Why is it better than the other approaches or solutions?

This approach greatly improves write throughput and is relatively simple. The difficulty is in 2 specific problems which are mentioned to be: keeping space available on disk for the next buffered write, and how to efficiently read data from disk.

How does it perform?

Comparing Sprite LFS (Log-structured File System) to SunOS (file system is based on Unix FS), the author’s method vastly outperforms a Unix FS-based file system on file creation and file deletion, and only has a ~30% increase in read throughput (based on files/sec, not data transferred).
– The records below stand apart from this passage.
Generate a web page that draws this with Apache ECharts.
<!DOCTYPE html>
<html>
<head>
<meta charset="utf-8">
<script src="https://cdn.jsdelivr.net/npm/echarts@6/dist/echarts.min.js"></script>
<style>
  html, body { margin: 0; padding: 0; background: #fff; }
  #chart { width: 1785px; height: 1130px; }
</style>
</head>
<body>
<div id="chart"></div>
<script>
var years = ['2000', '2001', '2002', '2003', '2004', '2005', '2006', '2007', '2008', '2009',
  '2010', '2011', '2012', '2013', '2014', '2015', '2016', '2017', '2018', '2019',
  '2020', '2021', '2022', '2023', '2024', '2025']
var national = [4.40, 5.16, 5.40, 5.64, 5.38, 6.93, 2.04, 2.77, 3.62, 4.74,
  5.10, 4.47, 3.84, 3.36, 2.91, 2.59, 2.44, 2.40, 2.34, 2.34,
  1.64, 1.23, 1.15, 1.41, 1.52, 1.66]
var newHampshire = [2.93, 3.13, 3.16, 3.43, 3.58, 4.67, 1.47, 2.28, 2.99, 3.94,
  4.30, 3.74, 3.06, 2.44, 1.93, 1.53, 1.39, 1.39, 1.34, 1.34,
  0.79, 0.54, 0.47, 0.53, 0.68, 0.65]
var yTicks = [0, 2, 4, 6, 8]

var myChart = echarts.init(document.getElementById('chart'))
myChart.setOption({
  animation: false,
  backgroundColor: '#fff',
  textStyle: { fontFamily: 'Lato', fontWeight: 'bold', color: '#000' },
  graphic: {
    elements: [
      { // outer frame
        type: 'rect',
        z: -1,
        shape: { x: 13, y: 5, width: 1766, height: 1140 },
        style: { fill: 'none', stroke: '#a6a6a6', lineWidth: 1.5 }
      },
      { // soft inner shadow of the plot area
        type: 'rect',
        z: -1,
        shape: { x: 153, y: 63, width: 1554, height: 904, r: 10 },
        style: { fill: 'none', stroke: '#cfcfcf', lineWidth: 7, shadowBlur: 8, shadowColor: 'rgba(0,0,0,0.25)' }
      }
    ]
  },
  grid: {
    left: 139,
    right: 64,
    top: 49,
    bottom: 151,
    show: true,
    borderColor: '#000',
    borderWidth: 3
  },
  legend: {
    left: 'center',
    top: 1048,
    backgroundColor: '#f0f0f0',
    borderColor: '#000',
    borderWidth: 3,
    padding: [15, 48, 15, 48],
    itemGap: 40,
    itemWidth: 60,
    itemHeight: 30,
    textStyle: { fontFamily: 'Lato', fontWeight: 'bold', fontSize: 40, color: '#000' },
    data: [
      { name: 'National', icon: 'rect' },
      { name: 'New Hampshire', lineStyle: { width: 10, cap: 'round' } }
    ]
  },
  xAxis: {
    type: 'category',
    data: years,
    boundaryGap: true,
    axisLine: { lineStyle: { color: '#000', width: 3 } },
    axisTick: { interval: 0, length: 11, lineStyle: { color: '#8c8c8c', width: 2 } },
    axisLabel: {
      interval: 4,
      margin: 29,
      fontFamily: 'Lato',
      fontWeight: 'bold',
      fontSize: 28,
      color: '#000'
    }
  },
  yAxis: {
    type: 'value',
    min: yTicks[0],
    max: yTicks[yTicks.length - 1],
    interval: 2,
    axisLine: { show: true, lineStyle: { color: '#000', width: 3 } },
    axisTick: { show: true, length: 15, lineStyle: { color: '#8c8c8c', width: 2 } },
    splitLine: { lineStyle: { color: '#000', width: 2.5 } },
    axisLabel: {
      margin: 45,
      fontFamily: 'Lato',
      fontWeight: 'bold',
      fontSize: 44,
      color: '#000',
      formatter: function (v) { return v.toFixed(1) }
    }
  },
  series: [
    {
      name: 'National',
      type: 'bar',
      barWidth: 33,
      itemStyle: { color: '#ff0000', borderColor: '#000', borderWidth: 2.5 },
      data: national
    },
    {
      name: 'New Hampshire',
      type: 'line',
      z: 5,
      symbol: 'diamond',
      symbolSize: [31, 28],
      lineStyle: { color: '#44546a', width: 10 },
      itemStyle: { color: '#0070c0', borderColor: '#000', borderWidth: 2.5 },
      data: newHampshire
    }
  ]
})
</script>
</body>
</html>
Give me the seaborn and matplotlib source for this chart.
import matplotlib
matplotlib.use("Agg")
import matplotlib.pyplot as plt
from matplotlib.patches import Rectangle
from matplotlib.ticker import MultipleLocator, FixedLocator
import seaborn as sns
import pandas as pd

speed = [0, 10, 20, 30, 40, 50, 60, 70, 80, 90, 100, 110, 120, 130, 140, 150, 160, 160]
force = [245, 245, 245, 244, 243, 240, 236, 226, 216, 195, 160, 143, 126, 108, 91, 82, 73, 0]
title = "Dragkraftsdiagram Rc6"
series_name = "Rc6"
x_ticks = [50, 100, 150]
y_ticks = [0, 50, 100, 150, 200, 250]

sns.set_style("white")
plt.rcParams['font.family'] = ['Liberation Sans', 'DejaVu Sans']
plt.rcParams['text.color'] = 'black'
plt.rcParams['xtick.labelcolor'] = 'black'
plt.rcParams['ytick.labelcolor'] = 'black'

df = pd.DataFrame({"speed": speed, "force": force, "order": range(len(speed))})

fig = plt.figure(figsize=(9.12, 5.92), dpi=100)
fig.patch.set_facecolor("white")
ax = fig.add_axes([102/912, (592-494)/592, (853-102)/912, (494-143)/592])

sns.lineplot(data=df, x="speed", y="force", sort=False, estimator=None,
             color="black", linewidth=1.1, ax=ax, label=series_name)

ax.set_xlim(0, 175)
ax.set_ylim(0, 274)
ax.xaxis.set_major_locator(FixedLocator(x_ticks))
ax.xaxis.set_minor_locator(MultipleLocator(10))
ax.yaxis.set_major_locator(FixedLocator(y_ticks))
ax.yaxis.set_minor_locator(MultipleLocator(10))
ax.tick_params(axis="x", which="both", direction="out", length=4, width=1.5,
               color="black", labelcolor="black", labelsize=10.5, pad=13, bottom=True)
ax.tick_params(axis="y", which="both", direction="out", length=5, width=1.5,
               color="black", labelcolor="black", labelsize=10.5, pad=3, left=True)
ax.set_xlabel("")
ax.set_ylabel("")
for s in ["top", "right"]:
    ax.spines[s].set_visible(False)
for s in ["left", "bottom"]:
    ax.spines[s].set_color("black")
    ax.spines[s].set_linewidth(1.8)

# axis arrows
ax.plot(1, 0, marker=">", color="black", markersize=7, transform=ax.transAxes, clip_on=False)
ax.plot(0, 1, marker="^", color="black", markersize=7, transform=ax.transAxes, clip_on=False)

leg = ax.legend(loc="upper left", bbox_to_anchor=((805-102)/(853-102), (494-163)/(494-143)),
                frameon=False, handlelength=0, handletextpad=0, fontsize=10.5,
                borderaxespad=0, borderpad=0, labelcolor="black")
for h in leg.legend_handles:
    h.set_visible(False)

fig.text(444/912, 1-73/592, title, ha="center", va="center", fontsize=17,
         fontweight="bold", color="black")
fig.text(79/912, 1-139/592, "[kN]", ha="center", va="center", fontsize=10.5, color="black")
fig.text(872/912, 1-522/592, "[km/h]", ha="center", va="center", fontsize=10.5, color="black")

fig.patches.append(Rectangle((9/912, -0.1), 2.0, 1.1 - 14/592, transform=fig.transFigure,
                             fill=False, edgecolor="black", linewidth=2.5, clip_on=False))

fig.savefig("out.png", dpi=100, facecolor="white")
In locality experiments (write, read sequentially; write, read randomly; read sequentially), Sprite LFS performs better in write operations (30% and 100% improvement in sequential and random writes, respectively) but performs about evenly in read performance except when data is written randomly and read sequentially.

Why is this work important?

This work has proven extremely important in the change it has affected in the database and storage communities of looking at data storage as a log. This has given rise to the log-structured merge tree, which is now common in modern databases. At the time, I believe it was important for the paradigm shift, but even more so because of the performance improvement for workloads requiring higher write throughput.

This paper also makes the argument that large file accesses are more constrained by hardware (at least, at the time) than by the file system, and so by focusing on small file accesses the file system can have a more noticeable impact on users than by focusing on large file accesses, which were far less common at the time.

3+ comments/questions

  1. With improvements and ubiquity of media files (photos, videos, rendered graphics), I wonder if there is a benefit for log-structured file systems or log-structured merge trees to improve throughput/management of large files, which the authors did not think was important at the time.

  2. I wonder if a hybrid approach was attempted around the time shortly after this paper, where developers of the Unix FS (or the FS used in SunOS) could have leaned more heavily on the file cache to amortize file access, but keep a similar scheme of methodically placing files on disk for improved access. In this way, I/O operations may have been greatly reduced while retaining some benefits. Although, I suppose that from the benchmarks there weren’t many benefits of traditional approaches over the log-structured FS anyways.

  3. I don’t think that ext is a FS that is log-structured, yet I think that ext is likely far more common than log-structured file systems for consumer installations. I wonder if there was a resistance to adopting a log-structured approach given that this would require lots of change, but consumers perhaps never needed the performance boost to justify the transition.